A pair of influential MPs has warned Barclays Bank that they should not shut down a compensation fund for the mis-selling of ‘debt waiver’ products.
The bank is due to appear in the High Court in February after being challenged over halting payments of compensation over the potential mis-selling of payment break plans (PBP) to tens of thousands of credit card holders.
Lib Dem leader, Sir Vince Cable, and John Mann, of the House Of Commons Treasury Select Committee, are urging the bank to keep the fund open to avoid becoming caught up in a potential scandal ‘on a par with PPI mis-selling.’
The issue relates to the selling of PBPs during the 2000s by Barclays now defunct Monument brand. Using the product, customers were charged a fee for suspending credit card payments.
The Monument credit card book was bought in 2007 by CompuCreditUK (CCUK) and Barclays has already paid out more than £350 million in compensation through CCUK to approximately 120,000 consumers.
But now CCUK is taking Barclays to court over an alleged move last August to stop making the payments.
It claims to have ‘ample evidence’ that the bank ‘specifically targeted vulnerable credit card customers with… manipulative sales techniques’ and that there are a further 80,000 more customers still entitled to compensation.
Barclays denies the allegation entirely and is counter-suing CCUK for £321.4 million, claiming CCUK had overpaid compensation to mis-selling victims, including some invalid claimants.
A spokesperson for Barclays said: “Our priority is for customers who were mis-sold PBP to be compensated.
“We have been doing this for many years, paying out more than £350m to CCUK to enable them to compensate their customers.
“CCUK is now standing in the way of that compensation by refusing to cooperate with simple requests we have made for information since September last year. We don’t understand why they have done that and we hope they change their minds so we can get back on track.”

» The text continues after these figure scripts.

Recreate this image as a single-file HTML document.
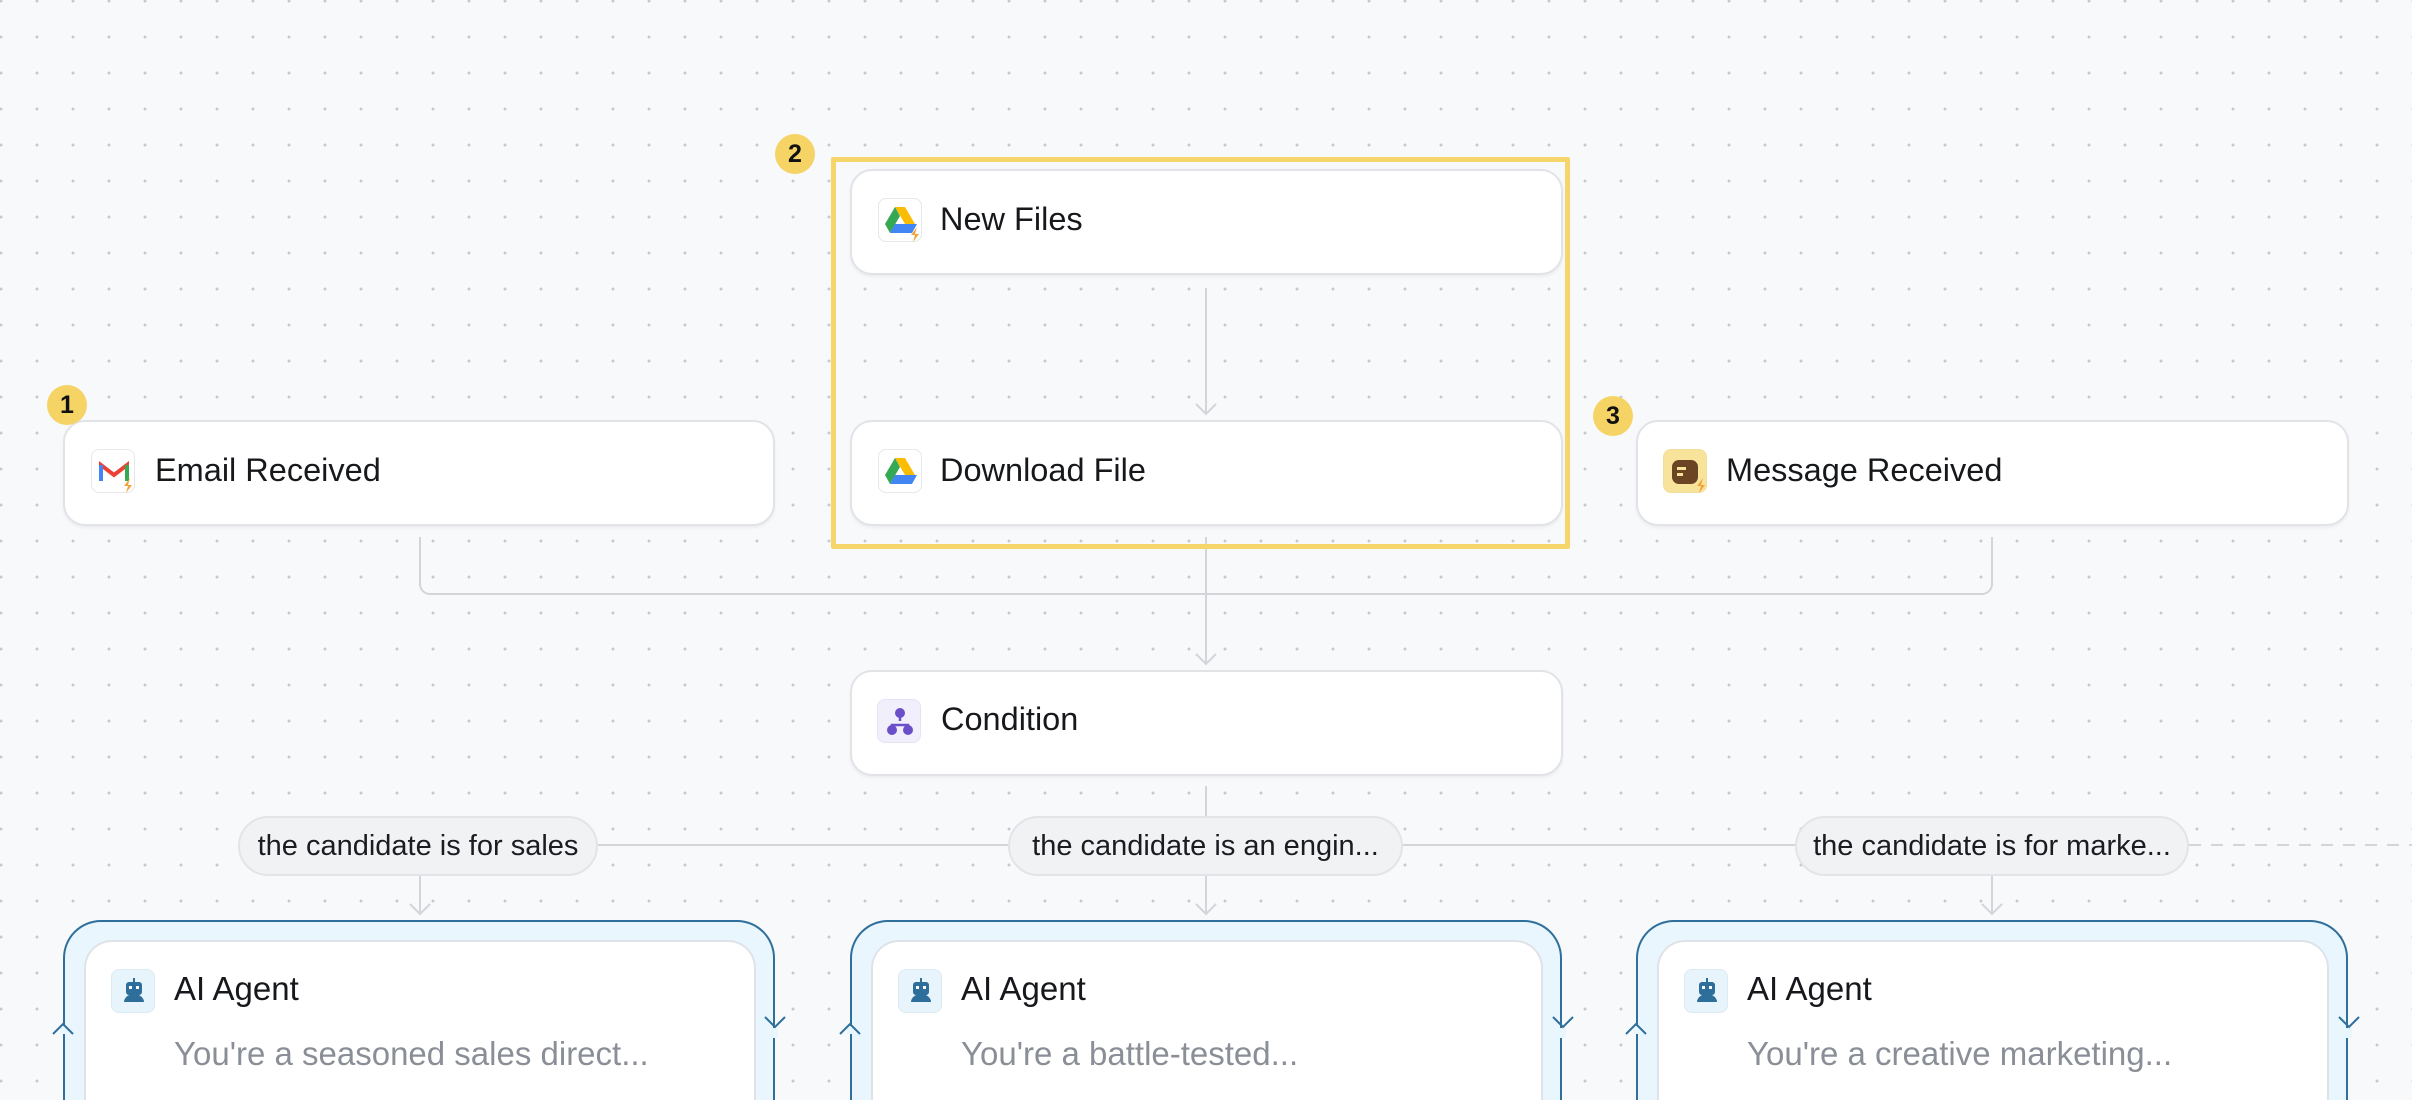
<!DOCTYPE html>
<html style="overflow:hidden;width:2412px;height:1100px"><head><meta charset="utf-8"><style>
*{margin:0;padding:0;box-sizing:border-box}
body{width:2412px;height:1100px;overflow:hidden;background:#f8f9fb;font-family:"Liberation Sans",sans-serif;position:relative}
#wrap{position:absolute;left:0;top:0;width:2412px;height:1100px;overflow:hidden;
background-image:radial-gradient(circle,#c5c9cf 1.3px,transparent 1.6px);background-size:36px 36px;background-position:-17px -17px}
.node{position:absolute;background:#fff;border:2px solid #e1e3e7;border-radius:22px;box-shadow:0 2px 3px rgba(0,0,0,.05)}
.t{position:absolute;font-size:32.5px;color:#16181c;white-space:nowrap}
.ic{position:absolute;width:44px;height:44px;border:1px solid #e6e8eb;border-radius:8px;background:#fff}
.badge{position:absolute;width:40px;height:40px;border-radius:50%;background:#f6d365;font-weight:bold;font-size:25px;text-align:center;line-height:40px;color:#111}
.pill{position:absolute;height:60px;border:2px solid #e2e4e7;background:#f1f2f4;border-radius:30px;font-size:29px;line-height:56px;text-align:center;color:#1a1c20;white-space:nowrap}
.grp{position:absolute;top:920px;width:712px;height:180px;border:2px solid #2f6f9b;border-bottom:none;border-radius:38px 38px 0 0;background:#e9f6fd}
.card{position:absolute;left:19px;top:18px;width:672px;height:160px;background:#fff;border:2px solid #dfe3e8;border-bottom:none;border-radius:28px 28px 0 0}
.sub{position:absolute;font-size:33px;color:#8a8f97;white-space:nowrap}
.ag{font-size:33px}
</style></head><body><div id="wrap">
<svg width="2412" height="1100" style="position:absolute;left:0;top:0" fill="none">
<g stroke="#d3d5d9" stroke-width="2">
<path d="M1206 288V414M1196 404l10 10 10-10"/>
<path d="M1206 537V664M1196 654l10 10 10-10"/>
<path d="M420 537V584a10 10 0 0 0 10 10H1206"/>
<path d="M1992 537V584a10 10 0 0 1-10 10H1206"/>
<path d="M1206 786V816"/>
<path d="M598 845H1008M1403 845H1795"/>
<path d="M2189 845H2412" stroke-dasharray="12 10"/>
<path d="M420 876V914M410 904l10 10 10-10"/>
<path d="M1206 876V914M1196 904l10 10 10-10"/>
<path d="M1992 876V914M1982 904l10 10 10-10"/>
</g>
</svg>
<div style="position:absolute;left:831px;top:157px;width:739px;height:392px;border:5px solid #f6d56a;border-radius:2px"></div>

<div class="node" style="left:63px;top:420px;width:712px;height:106px"></div>
<div class="ic" style="left:91px;top:449px"><svg width="44" height="44"><path d="M9 31V15l13 10 13-10v16" stroke="#ea4335" stroke-width="4" fill="none"/><path d="M9 15v16" stroke="#4285f4" stroke-width="4"/><path d="M35 15v16" stroke="#34a853" stroke-width="4"/><path d="M38 28l-6 8h4l-2 7 6-8h-4z" fill="#f3a33c"/></svg></div>
<div class="t" style="left:155px;top:452px">Email Received</div>
<div class="badge" style="left:47px;top:385px">1</div>

<div class="node" style="left:850px;top:169px;width:713px;height:106px"></div>
<div class="ic" style="left:878px;top:198px"><svg width="44" height="44"><path d="M16 8h10l10 17H26z" fill="#fbbc04"/><path d="M16 8L6 25l5 9 10-17z" fill="#34a853"/><path d="M11 34h22l5-9H16z" fill="#4285f4"/><path d="M38 28l-6 8h4l-2 7 6-8h-4z" fill="#f3a33c"/></svg></div>
<div class="t" style="left:940px;top:201px">New Files</div>
<div class="badge" style="left:775px;top:134px">2</div>

<div class="node" style="left:850px;top:420px;width:713px;height:106px"></div>
<div class="ic" style="left:878px;top:449px"><svg width="44" height="44"><path d="M16 8h10l10 17H26z" fill="#fbbc04"/><path d="M16 8L6 25l5 9 10-17z" fill="#34a853"/><path d="M11 34h22l5-9H16z" fill="#4285f4"/></svg></div>
<div class="t" style="left:940px;top:452px">Download File</div>

<div class="node" style="left:1636px;top:420px;width:713px;height:106px"></div>
<div class="ic" style="left:1663px;top:449px;background:#f8e39a;border-color:#f1de9a"><svg width="44" height="44"><rect x="8" y="10" width="26" height="24" rx="7" fill="#6b4424"/><rect x="13" y="17" width="9" height="3" fill="#f8e39a"/><rect x="13" y="23" width="6" height="3" fill="#f8e39a"/><path d="M39 28l-6 8h4l-2 7 6-8h-4z" fill="#f3a33c"/></svg></div>
<div class="t" style="left:1726px;top:452px">Message Received</div>
<div class="badge" style="left:1593px;top:396px">3</div>

<div class="node" style="left:850px;top:670px;width:713px;height:106px"></div>
<div class="ic" style="left:877px;top:699px;background:#f2effc;border-color:#e6e2f5"><svg width="44" height="44"><circle cx="22" cy="13" r="5" fill="#6a4fc9"/><circle cx="14" cy="30" r="5" fill="#6a4fc9"/><circle cx="30" cy="30" r="5" fill="#6a4fc9"/><path d="M22 13v8M14 30v-5h16v5" stroke="#6a4fc9" stroke-width="2.5" fill="none"/></svg></div>
<div class="t" style="left:941px;top:701px">Condition</div>

<div class="pill" style="left:238px;top:816px;width:360px">the candidate is for sales</div>
<div class="pill" style="left:1008px;top:816px;width:395px">the candidate is an engin...</div>
<div class="pill" style="left:1795px;top:816px;width:394px">the candidate is for marke...</div>

<div class="grp" style="left:63px"><div class="card"></div></div>
<div class="grp" style="left:850px"><div class="card"></div></div>
<div class="grp" style="left:1636px"><div class="card"></div></div>

<svg width="2412" height="1100" style="position:absolute;left:0;top:0" fill="none" stroke="#2f6f9b" stroke-width="2">
<g>
<rect x="60" y="1026" width="6" height="8" fill="#e9f6fd" stroke="none"/><path d="M53 1034l10-10 10 10"/>
<rect x="772" y="1028" width="6" height="10" fill="#e9f6fd" stroke="none"/><path d="M765 1017l10 10 10-10"/>
<rect x="847" y="1026" width="6" height="8" fill="#e9f6fd" stroke="none"/><path d="M840 1034l10-10 10 10"/>
<rect x="1560" y="1028" width="6" height="10" fill="#e9f6fd" stroke="none"/><path d="M1553 1017l10 10 10-10"/>
<rect x="1633" y="1026" width="6" height="8" fill="#e9f6fd" stroke="none"/><path d="M1626 1034l10-10 10 10"/>
<rect x="2346" y="1028" width="6" height="10" fill="#e9f6fd" stroke="none"/><path d="M2339 1017l10 10 10-10"/>
</g>
</svg>

<div class="ic" style="left:111px;top:969px;background:#e8f4fb;border-color:#dbeaf3"><svg width="44" height="44"><rect x="14" y="12" width="16" height="13" rx="3" fill="#2e6e9a"/><rect x="17" y="16" width="3" height="3" fill="#fff"/><rect x="24" y="16" width="3" height="3" fill="#fff"/><path d="M22 12V8" stroke="#2e6e9a" stroke-width="2"/><path d="M12 32a10 8 0 0 1 20 0z" fill="#2e6e9a"/></svg></div>
<div class="t ag" style="left:174px;top:970px">AI Agent</div>
<div class="sub" style="left:174px;top:1035px">You're a seasoned sales direct...</div>

<div class="ic" style="left:898px;top:969px;background:#e8f4fb;border-color:#dbeaf3"><svg width="44" height="44"><rect x="14" y="12" width="16" height="13" rx="3" fill="#2e6e9a"/><rect x="17" y="16" width="3" height="3" fill="#fff"/><rect x="24" y="16" width="3" height="3" fill="#fff"/><path d="M22 12V8" stroke="#2e6e9a" stroke-width="2"/><path d="M12 32a10 8 0 0 1 20 0z" fill="#2e6e9a"/></svg></div>
<div class="t ag" style="left:961px;top:970px">AI Agent</div>
<div class="sub" style="left:961px;top:1035px">You're a battle-tested...</div>

<div class="ic" style="left:1684px;top:969px;background:#e8f4fb;border-color:#dbeaf3"><svg width="44" height="44"><rect x="14" y="12" width="16" height="13" rx="3" fill="#2e6e9a"/><rect x="17" y="16" width="3" height="3" fill="#fff"/><rect x="24" y="16" width="3" height="3" fill="#fff"/><path d="M22 12V8" stroke="#2e6e9a" stroke-width="2"/><path d="M12 32a10 8 0 0 1 20 0z" fill="#2e6e9a"/></svg></div>
<div class="t ag" style="left:1747px;top:970px">AI Agent</div>
<div class="sub" style="left:1747px;top:1035px">You're a creative marketing...</div>
</div></body></html>
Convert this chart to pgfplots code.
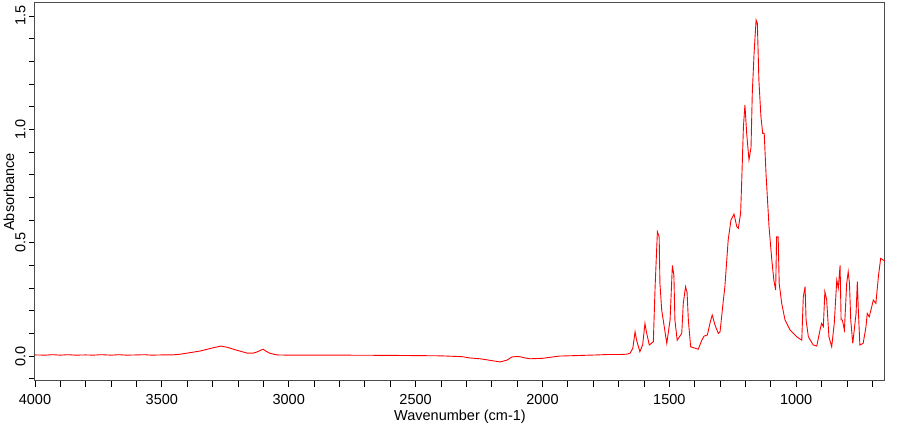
\documentclass[border=0pt]{standalone}
\usepackage{fontspec}
\setmainfont{Liberation Sans}
\usepackage{pgfplots}
\pgfplotsset{compat=1.18}
\begin{document}
\begin{tikzpicture}
\begin{axis}[
  name=ax,
  scale only axis,
  width=850pt, height=378pt,
  x dir=reverse,
  xmin=650, xmax=4000,
  ymin=-0.11, ymax=1.557,
  xtick={1000,1500,2000,2500,3000,3500,4000},
  minor xtick={700,800,900,1100,1200,1300,1400,1600,1700,1800,1900,2100,2200,2300,2400,2600,2700,2800,2900,3100,3200,3300,3400,3600,3700,3800,3900},
  ytick={0,0.5,1,1.5},
  minor ytick={-0.1,0.1,0.2,0.3,0.4,0.6,0.7,0.8,0.9,1.1,1.2,1.3,1.4},
  xtick pos=bottom, ytick pos=left,
  tick align=outside,
  major tick length=6pt, minor tick length=6pt,
  every tick/.style={black, line width=0.8pt},
  axis line style={black!70, line width=1pt},
  /pgf/number format/assume math mode=true,
  xticklabel={\pgfmathprintnumber[fixed,precision=0,1000 sep={}]{\tick}},
  yticklabel={\pgfmathprintnumber[fixed,fixed zerofill,precision=1]{\tick}},
  tick label style={font=\fontsize{14.5}{17}\selectfont},
  xticklabel style={anchor=base, yshift=-18pt},
  yticklabel style={rotate=90, anchor=south},
  xlabel={Wavenumber (cm-1)},
  ylabel={Absorbance},
  label style={font=\fontsize{14.5}{17}\selectfont},
  xlabel style={at={(axis description cs:0.5,0)}, anchor=base, yshift=-40pt},
  ylabel style={at={(axis description cs:-0.0306,0.5)}, anchor=center, rotate=0},
]
\addplot[red, line width=0.9pt] table {
4000 0.005
3960 0.004
3930 0.006
3900 0.004
3870 0.006
3840 0.004
3800 0.005
3770 0.004
3740 0.006
3700 0.004
3670 0.006
3640 0.004
3600 0.005
3570 0.006
3540 0.004
3500 0.005
3460 0.005
3428 0.008
3400 0.013
3350 0.022
3300 0.036
3267 0.044
3240 0.038
3212 0.028
3180 0.018
3164 0.013
3140 0.013
3125 0.018
3110 0.026
3101 0.030
3090 0.022
3074 0.012
3046 0.005
3000 0.004
2800 0.004
2601 0.003
2400 0.001
2313 -0.003
2290 -0.008
2246 -0.012
2200 -0.020
2167 -0.026
2140 -0.018
2120 -0.004
2100 -0.002
2088 -0.003
2070 -0.008
2049 -0.012
2000 -0.010
1960 -0.004
1931 0.000
1870 0.002
1785 0.005
1740 0.007
1694 0.007
1670 0.008
1655 0.012
1644 0.034
1635 0.107
1629 0.070
1616 0.019
1605 0.050
1596 0.144
1591 0.110
1579 0.049
1563 0.063
1556 0.306
1547 0.548
1540 0.526
1537 0.32
1530 0.203
1510 0.056
1497 0.159
1488 0.40
1482 0.357
1478 0.159
1469 0.07
1451 0.10
1445 0.232
1436 0.306
1430 0.28
1425 0.159
1416 0.041
1386 0.030
1372 0.070
1363 0.088
1350 0.093
1340 0.144
1331 0.181
1320 0.137
1307 0.100
1300 0.107
1287 0.247
1281 0.306
1268 0.512
1257 0.600
1245 0.626
1234 0.570
1228 0.563
1219 0.63
1215 0.76
1208 1.01
1202 1.107
1195 0.98
1186 0.865
1178 0.92
1173 1.16
1166 1.335
1158 1.482
1153 1.467
1147 1.217
1139 1.056
1132 0.982
1126 0.982
1119 0.806
1107 0.570
1096 0.423
1088 0.335
1081 0.291
1077 0.526
1071 0.526
1067 0.32
1057 0.232
1044 0.159
1024 0.115
998 0.085
978 0.070
972 0.26
965 0.306
961 0.159
952 0.085
933 0.049
919 0.044
906 0.115
900 0.144
893 0.130
887 0.284
880 0.250
871 0.085
860 0.041
850 0.144
840 0.335
834 0.30
827 0.40
823 0.159
818 0.159
810 0.115
801 0.32
795 0.372
790 0.32
785 0.159
777 0.056
764 0.188
759 0.328
755 0.200
749 0.049
736 0.056
725 0.129
720 0.188
712 0.173
706 0.20
696 0.247
686 0.232
676 0.35
667 0.431
657 0.423
650 0.42
};
\end{axis}
\pgfresetboundingbox
\path[use as bounding box] ([xshift=-35pt,yshift=-44pt]ax.south west) rectangle ([xshift=15pt,yshift=3pt]ax.north east);
\end{tikzpicture}
\end{document}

Sir Vince says he is concerned over how widespread the practice of mis-selling payment break plans could be.
He said: “This is potentially a scandal on a par with PPI mis-selling, with hundreds of thousands of people affected.
“Barclays must clarify its potential exposure to payment waiver mis-selling. It seems unlikely that such mis-selling could be restricted to a single bank, so the other high street lenders must also investigate their payment break sales policies from this period.”
“Barclays denies the allegation entirely and is counter-suing CCUK for £321.4 million, claiming CCUK had overpaid compensation to mis-selling victims, including some invalid claimants”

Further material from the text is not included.